Yes Tony that is exactly correct and why I posted that just above the question sanford ask. I received that info straight from the IRS....during an Face to Face Audit ;) So, yes Sanford they do happen. :)

Also those big corps you are talking about filing the losses, also showed many years of profits too though. The airline industry would be a perfect example.

tonygreek
02-03-2005, 09:18 PM
mmlawn, i remember hearing an airline stock analyst on cnnFn one day saying that in the entire history of powered flight, the entire airline industry had only shown a $400m profit. never looked to see if it was factual, but it was amusing as hell...and why i've never owned an airline stock.

tony

mastercare
02-04-2005, 03:00 PM
Those big corporations who show multi-million dollar losses are not hurting themselves. Corporations are owned by millions of shareholders. This means that if the company loses money, their stock price drops. The people who invested in that stock are actually the only ones losing money. The business miight lose market share, but unless they hold shares of their own company, only the stockholders are affected.

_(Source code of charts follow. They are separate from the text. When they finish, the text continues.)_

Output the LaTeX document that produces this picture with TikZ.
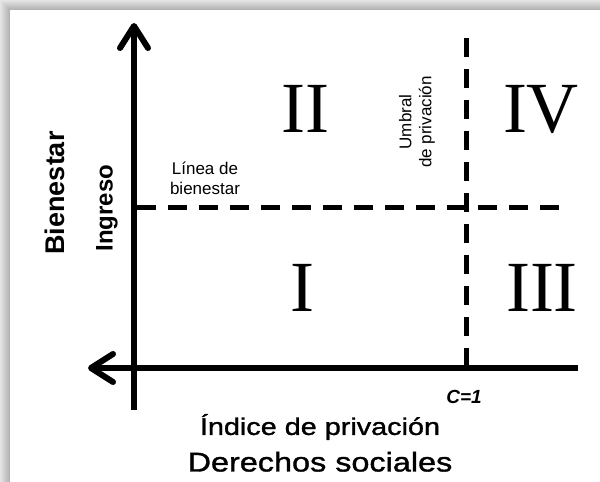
\documentclass[tikz,border=0pt]{standalone}
\usepackage{fontspec}
\setmainfont{Liberation Serif}
\setsansfont{Liberation Sans}
\newfontfamily\widesans[FakeStretch=1.2,FakeBold=1.3]{Liberation Sans}
\usetikzlibrary{positioning,arrows.meta}

\begin{document}
\begin{tikzpicture}[x=1pt,y=-1pt,nodes={inner sep=0pt,outer sep=0pt},
    axis/.style={line width=6pt,-{Straight Barb[length=22pt,width=28pt,round]}},
    threshold/.style={line width=5pt,dash pattern=on 19pt off 12pt},
    quadrant/.style={font=\fontsize{72}{72}\selectfont},
    smalllabel/.style={font=\sffamily\fontsize{17}{20}\selectfont,align=center}]
      % frame and its shadow
      \foreach \i [evaluate=\i as \g using 10+2.2*\i] in {0,...,9}
        \fill[black!\g] (\i,\i) rectangle (600,482);
      \fill[white] (10,10) rectangle (600,482);
      \useasboundingbox (0,0) rectangle (600,482);

      \coordinate (ytop)         at (134,23);
      \coordinate (ybottom)      at (134,410);
      \coordinate (xleft)        at (88,368);
      \coordinate (xright)       at (578,368);
      \coordinate (welfareleft)  at (137,207);
      \coordinate (welfareright) at (563,207);
      \coordinate (umbraltop)    at (466,38);
      \coordinate (umbralbottom) at (466,368);

      \draw[threshold] (welfareleft) -- (welfareright);
      \draw[threshold] (umbraltop) -- (umbralbottom);
      \draw[axis] (ybottom) -- (ytop);
      \draw[axis] (xright) -- (xleft);

      \node (quadrantii)  at (305,109) [quadrant] {II};
      \node (quadrantiv)  at (541,109) [quadrant] {IV};
      \node (quadranti)   at (302,288) [quadrant] {I};
      \node (quadrantiii) at (542,288) [quadrant] {III};

      \node (umbral) at (417,122) [smalllabel,rotate=90] {Umbral\\de privación};
      \node (linea)  at (205,178) [smalllabel] {Línea de\\bienestar};

      \node (bienestar) at (55,193)  [font=\sffamily\bfseries\fontsize{27}{32}\selectfont,rotate=90] {Bienestar};
      \node (ingreso)   at (107,208) [font=\sffamily\bfseries\fontsize{24}{28}\selectfont,rotate=90] {Ingreso};
      \node (cone)      at (464,397) [font=\sffamily\bfseries\itshape\fontsize{19}{22}\selectfont] {C=1};
      \node (indice)    at (320,427) [font=\widesans\fontsize{24}{28}\selectfont] {Índice de privación};
      \node (derechos)  [below=12pt of indice,font=\widesans\fontsize{27}{32}\selectfont] {Derechos sociales};
    \end{tikzpicture}
\end{document}
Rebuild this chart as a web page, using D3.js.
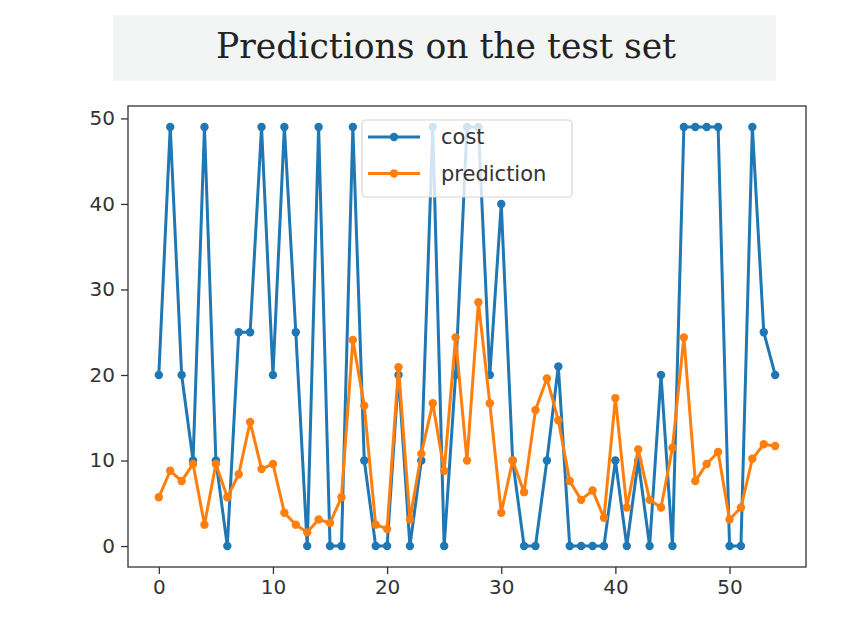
<!DOCTYPE html>
<html>
<head>
<meta charset="utf-8">
<script src="https://cdn.jsdelivr.net/npm/d3@7"></script>
<style>
    body { margin: 0; background: #fff; }
    svg { display: block; }
</style>
</head>
<body>
<div id="chart"></div>
<script>
// data
var indexes = d3.range(55);
var cost = [20, 49, 20, 10, 49, 10, 0, 25, 25, 49, 20, 49, 25, 0, 49, 0, 0, 49,
    10, 0, 0, 20, 0, 10, 49, 0, 20, 49, 49, 20, 40, 10, 0, 0, 10, 21, 0, 0,
    0, 0, 10, 0, 10, 0, 20, 0, 49, 49, 49, 49, 0, 0, 49, 25, 20];
var prediction = [5.7, 8.8, 7.6, 9.6, 2.5, 9.6, 5.7, 8.4, 14.5, 9.0, 9.6, 3.9, 2.5, 1.6, 3.1, 2.7, 5.7, 24.1,
    16.4, 2.5, 2.0, 20.9, 3.1, 10.8, 16.7, 8.8, 24.4, 10.0, 28.5, 16.7, 3.9, 10.0, 6.3, 15.9, 19.6, 14.7, 7.6, 5.4,
    6.5, 3.3, 17.3, 4.5, 11.3, 5.4, 4.5, 11.5, 24.4, 7.6, 9.6, 11.0, 3.1, 4.5, 10.2, 11.9, 11.7];
var xTicks = [0, 10, 20, 30, 40, 50];
var yTicks = [0, 10, 20, 30, 40, 50];
var seriesNames = ['cost', 'prediction'];
var seriesColors = ['#1f77b4', '#ff7f0e'];

var width = 859, height = 628,
    plot = {left: 128, right: 806, top: 106, bottom: 567};

var svg = d3.select('#chart').append('svg')
    .attr('width', width)
    .attr('height', height);

// title banner
svg.append('rect')
    .attr('x', 113).attr('y', 15)
    .attr('width', 663).attr('height', 66)
    .attr('fill', '#f3f5f4');

svg.append('text')
    .attr('x', 446).attr('y', 58)
    .attr('text-anchor', 'middle')
    .attr('textLength', 460)
    .attr('lengthAdjust', 'spacingAndGlyphs')
    .style('font-family', '"DejaVu Serif Condensed", "DejaVu Serif", serif')
    .style('font-size', '36px')
    .attr('fill', '#222')
    .text('Predictions on the test set');

// matplotlib-like 5% margins
var xScale = d3.scaleLinear()
    .domain([-2.7, 56.7])
    .range([plot.left, plot.right]);

var yScale = d3.scaleLinear()
    .domain([-2.45, 51.45])
    .range([plot.bottom, plot.top]);

var axisFont = '"DejaVu Sans", sans-serif';

var xAxis = svg.append('g')
    .attr('transform', 'translate(0,' + plot.bottom + ')')
    .call(d3.axisBottom(xScale).tickValues(xTicks).tickSize(7).tickPadding(6));
var yAxis = svg.append('g')
    .attr('transform', 'translate(' + plot.left + ',0)')
    .call(d3.axisLeft(yScale).tickValues(yTicks).tickSize(7).tickPadding(6));

[xAxis, yAxis].forEach(function (ax) {
    ax.select('.domain').remove();
    ax.selectAll('line').attr('stroke', '#333').attr('stroke-width', 1.3);
    ax.selectAll('text')
        .attr('fill', '#333')
        .style('font-family', axisFont)
        .style('font-size', '20px');
});

var line = d3.line()
    .x(function (d) { return xScale(d[0]); })
    .y(function (d) { return yScale(d[1]); });

var series = [cost, prediction].map(function (vals) {
    return indexes.map(function (i) { return [i, vals[i]]; });
});

series.forEach(function (pts, k) {
    var g = svg.append('g');
    g.append('path')
        .datum(pts)
        .attr('fill', 'none')
        .attr('stroke', seriesColors[k])
        .attr('stroke-width', 3)
        .attr('stroke-linejoin', 'round')
        .attr('d', line);
    g.selectAll('circle')
        .data(pts)
        .enter()
        .append('circle')
        .attr('cx', function (d) { return xScale(d[0]); })
        .attr('cy', function (d) { return yScale(d[1]); })
        .attr('r', 4.2)
        .attr('fill', seriesColors[k]);
});

// frame
svg.append('rect')
    .attr('x', plot.left).attr('y', plot.top)
    .attr('width', plot.right - plot.left)
    .attr('height', plot.bottom - plot.top)
    .attr('fill', 'none')
    .attr('stroke', '#333')
    .attr('stroke-width', 1.3);

// legend
var legend = svg.append('g').attr('transform', 'translate(362,120)');
legend.append('rect')
    .attr('width', 210).attr('height', 77)
    .attr('rx', 4)
    .attr('fill', 'rgba(255,255,255,0.8)')
    .attr('stroke', '#d6d6d6')
    .attr('stroke-width', 1.2);

seriesNames.forEach(function (name, k) {
    var y = 17 + k * 36.5;
    legend.append('line')
        .attr('x1', 6).attr('x2', 58)
        .attr('y1', y).attr('y2', y)
        .attr('stroke', seriesColors[k])
        .attr('stroke-width', 3);
    legend.append('circle')
        .attr('cx', 32).attr('cy', y)
        .attr('r', 4.2)
        .attr('fill', seriesColors[k]);
    legend.append('text')
        .attr('x', 79).attr('y', y + 7)
        .attr('fill', '#333')
        .style('font-family', axisFont)
        .style('font-size', '21px')
        .text(name);
});
</script>
</body>
</html>
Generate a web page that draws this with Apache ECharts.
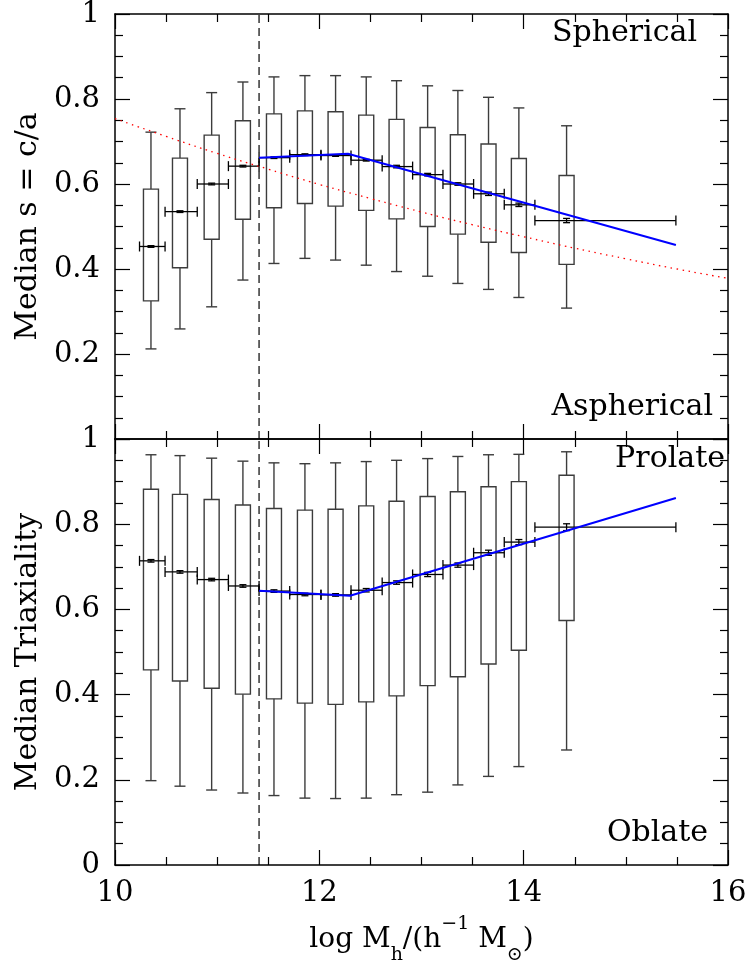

During an IPO a company sells its stock to the public. That's when the company gets their money, and give you ownership in their company as an exchange. From that point on, as stocks are bought and sold, its on the secondary market. This means that one person sells his ownership (stock) to another person (or institution). The company doesn't see another dime from stockholders after the initial sale....which very few individuals have access to. The only way that its actually the "company's" money is if they have bond interest obligations to repay that they can't afford. And, if you can't afford it....sell more bonds, or get a loan.

That's how they get into losses and the IRS doesn't care....it's not their money, its the shareholders.